Control vs. Training

One of the handy tricks I learned from my thespian engagements during adolescence is looking for an object to focus on if one does not want another's gaze to break one's train of thought. The context of this lesson was: if you are acting the part of someone looking for a needle on the floor, your eyes must indeed focus on different parts of same floor. But I realised the applications of focus extend beyond that realm.
It would be handy to control one's mind all of the time, for it to remain within the pen (as in that of pigs, though I like that it evokes writing) of the useful. But tyranny over mind actually turns out to be most unhealthy.
Thus, all one can do is attempt to gently train the mind, to lead it away from the bad (or, perhaps more accurately, wait for it to get over whatever is in question) and at least train it to remember certain important life truths, such as: Life is good, creativity is a helpful tool, decisions are fruitful if made of love, not fear, and so on and so forth.
Can it be that pride is the source of control, not of helpful training? That if one expects perfection, one becomes the tyrant? Can it be that pride is what leads people down the lonely path where their lives are compromised because they won't make compromises?
Ultimately, I do not think that we can control our lives as much as we are wont to think. All of this imbibing of the tonic of freewill can go straight to the head. Our freedom is always hampered by circumstance (such as time). Our freedom is hampered by our shortcomings, some of which will never be revealed to us. Our freedom is circumscribed by the affinity of our souls and whichever mystery we have set out to elucidate.

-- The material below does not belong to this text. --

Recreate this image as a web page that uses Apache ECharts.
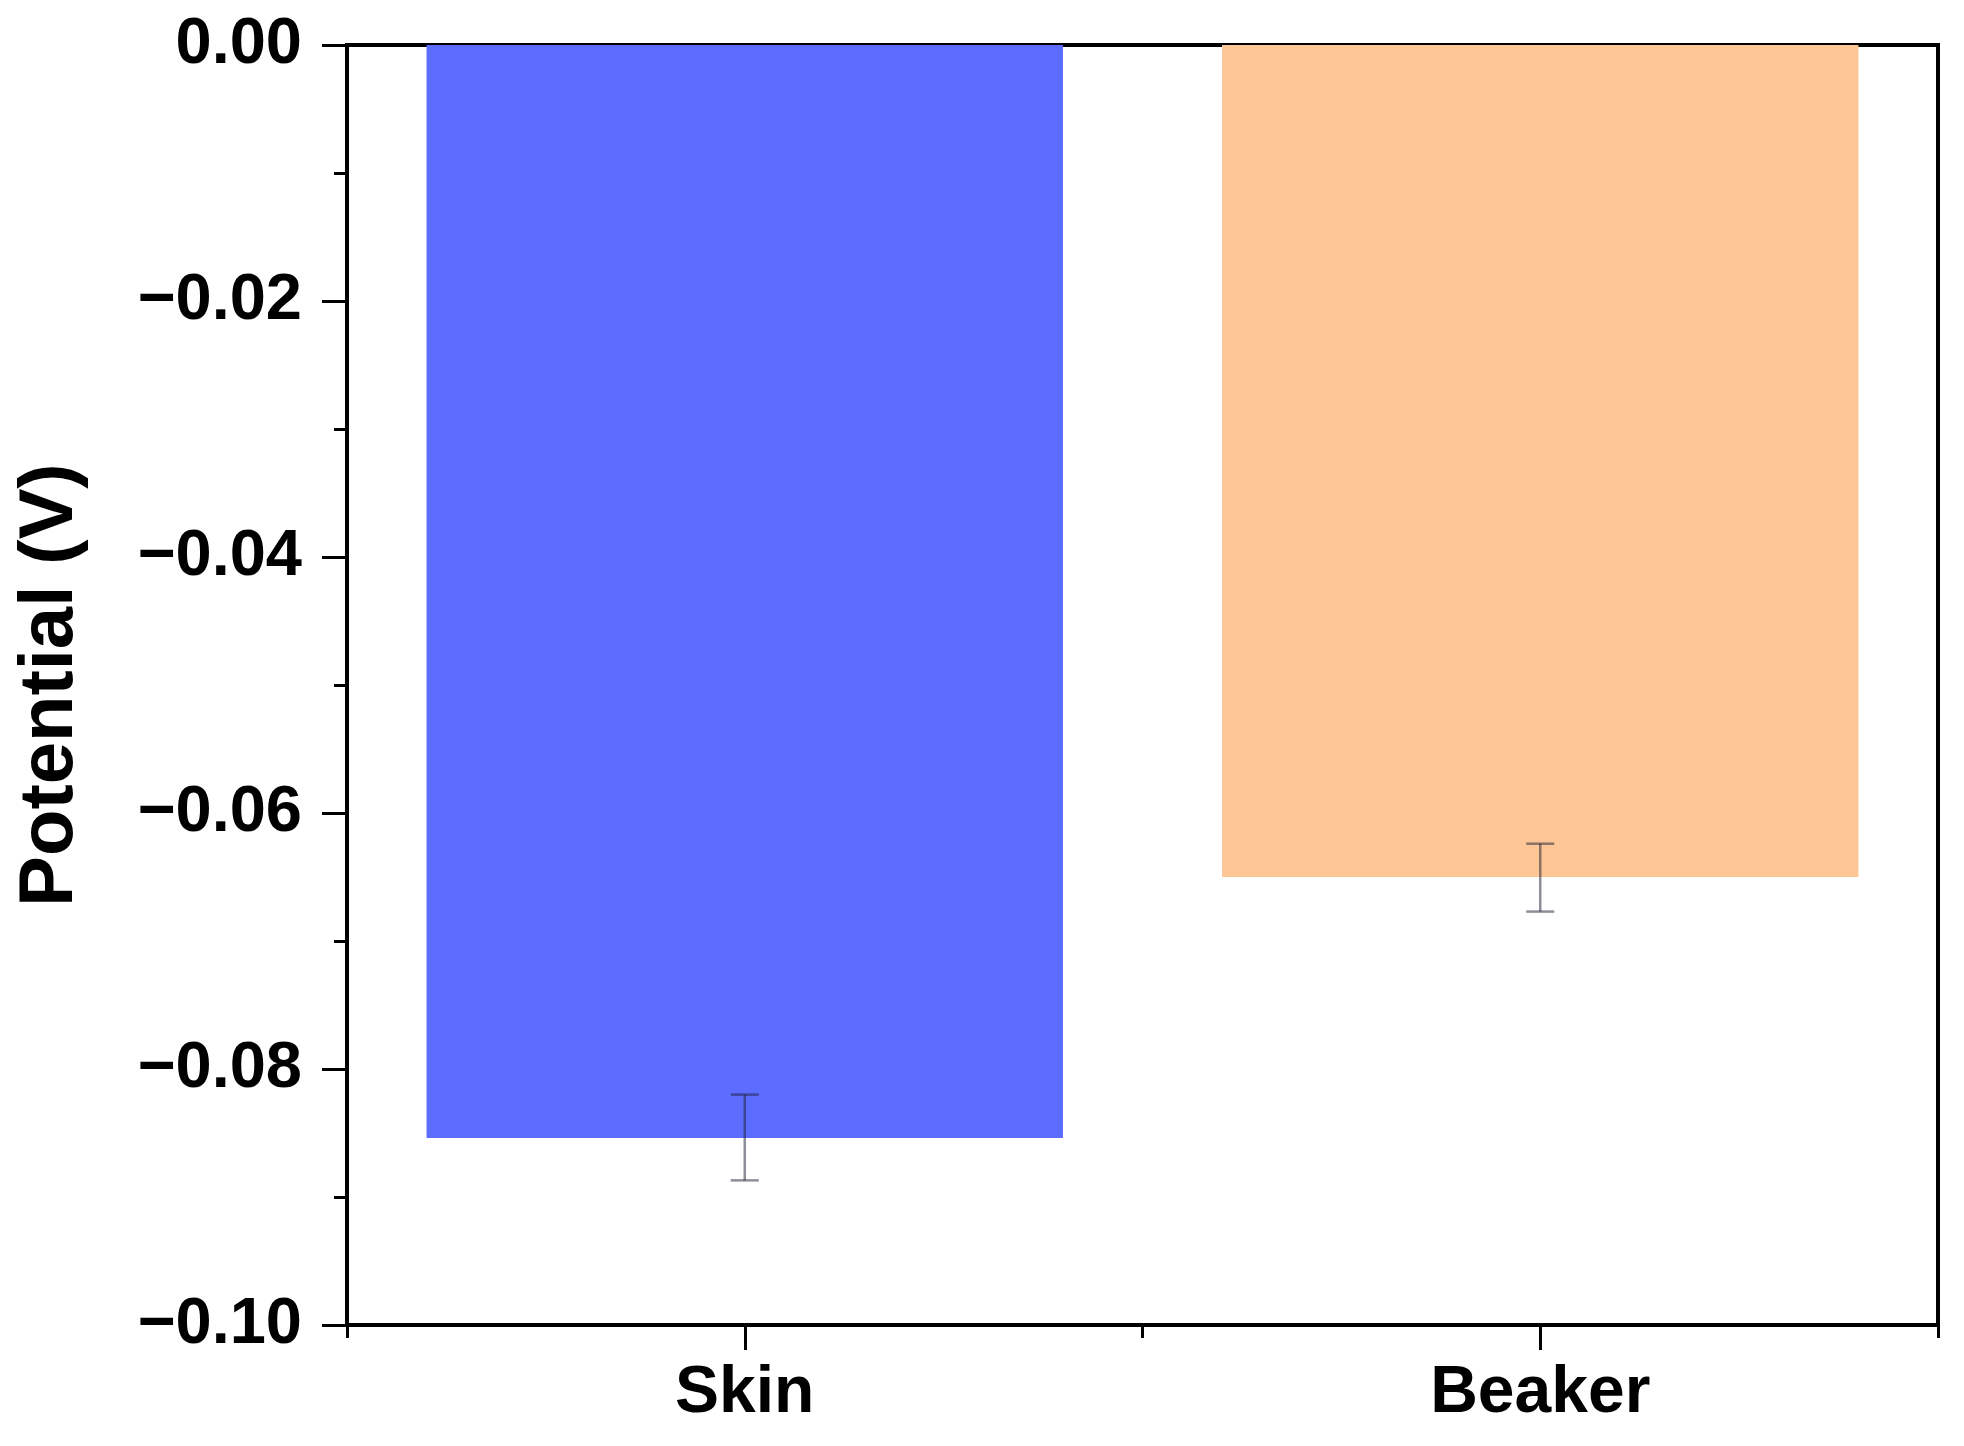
<!DOCTYPE html>
<html>
<head>
<meta charset="utf-8">
<script src="https://cdn.jsdelivr.net/npm/echarts@6/dist/echarts.min.js"></script>
<style>html,body{margin:0;padding:0;background:#fff;}#c{width:1964px;height:1446px;}</style>
</head>
<body>
<div id="c"></div>
<script>
const categories = ['Skin', 'Beaker'];
const potentials = [-0.0854, -0.0650];
const errLow = [-0.0887, -0.0677];
const errHigh = [-0.0820, -0.0624];
const barColors = ['#5B6CFF', '#FDC697'];
const yTicks = { min: -0.10, max: 0, interval: 0.02 };

const FONT = '"Liberation Sans", Arial, Helvetica, sans-serif';
const chart = echarts.init(document.getElementById('c'), null, { renderer: 'canvas' });

const fmt = v => {
  const s = Math.abs(v).toFixed(2);
  return (v < -1e-9 ? '\u2212' : '') + s;
};

chart.setOption({
  animation: false,
  backgroundColor: '#fff',
  grid: { left: 347, right: 26, top: 45, bottom: 121, show: true, borderColor: '#000', borderWidth: 4, backgroundColor: 'transparent' },
  xAxis: [
    {
      type: 'category', data: categories, position: 'bottom',
      axisLine: { show: true, onZero: false, lineStyle: { color: '#000', width: 4 } },
      axisTick: { show: true, alignWithLabel: true, interval: 0, length: 25, lineStyle: { color: '#000', width: 3 } },
      axisLabel: { color: '#000', fontSize: 66, fontWeight: 'bold', fontFamily: FONT, margin: 36, interval: 0 },
      splitLine: { show: false }
    },
    {
      type: 'value', min: 0, max: 2, interval: 1, position: 'bottom', gridIndex: 0,
      axisLine: { show: false, onZero: false },
      axisTick: { show: true, length: 13, lineStyle: { color: '#000', width: 3 } },
      axisLabel: { show: false },
      splitLine: { show: false }
    }
  ],
  yAxis: {
    type: 'value', min: yTicks.min, max: yTicks.max, interval: yTicks.interval,
    name: 'Potential (V)', nameLocation: 'middle', nameRotate: 90, nameGap: 258,
    nameTextStyle: { color: '#000', fontSize: 76, fontWeight: 'bold', fontFamily: FONT },
    axisLine: { show: true, onZero: false, lineStyle: { color: '#000', width: 4 } },
    axisTick: { show: true, length: 25, lineStyle: { color: '#000', width: 3 } },
    minorTick: { show: true, splitNumber: 2, length: 13, lineStyle: { color: '#000', width: 3 } },
    axisLabel: { color: '#000', fontSize: 65, fontWeight: 'bold', fontFamily: FONT, margin: 45, formatter: fmt },
    splitLine: { show: false }
  },
  series: [
    {
      type: 'bar', xAxisIndex: 0, barWidth: '80%',
      data: potentials.map((v, i) => ({ value: v, itemStyle: { color: barColors[i] } })),
      z: 2
    },
    {
      type: 'custom', xAxisIndex: 0, z: 5,
      data: categories.map((c, i) => [i, errLow[i], errHigh[i]]),
      renderItem: function (params, api) {
        const x = api.value(0);
        const lo = api.coord([x, api.value(1)]);
        const hi = api.coord([x, api.value(2)]);
        const hw = 14;
        const st = { stroke: 'rgba(30,30,50,0.5)', lineWidth: 2.5 };
        return {
          type: 'group',
          children: [
            { type: 'line', shape: { x1: lo[0], y1: lo[1], x2: hi[0], y2: hi[1] }, style: st },
            { type: 'line', shape: { x1: lo[0] - hw, y1: lo[1], x2: lo[0] + hw, y2: lo[1] }, style: st },
            { type: 'line', shape: { x1: hi[0] - hw, y1: hi[1], x2: hi[0] + hw, y2: hi[1] }, style: st }
          ]
        };
      }
    }
  ]
});
</script>
</body>
</html>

This idea of control is illusory. At best, we can attempt to train ourselves to respond and not to react, to improve our performance. But to eradicate all shortcomings? Impossible!
Many mystics have explained throughout the ages that it is our shortcomings that lead to our becoming more compassionate towards others. It is also said that the shortcomings are blessings in disguise - an idea that I find most intriguing, and something I am trying out in my own life right now.
Control is too rigid and leads to breakage; acceptance of imperfection leads to experimentation and the occasional serendipitous success. Training, after all, is that activity which leads to skilled behaviour. There is always more that needs attention than we can give attention to, so this fact should lead to humility and tolerance, foremost towards oneself. As the saying here goes: we're all in the same gravy.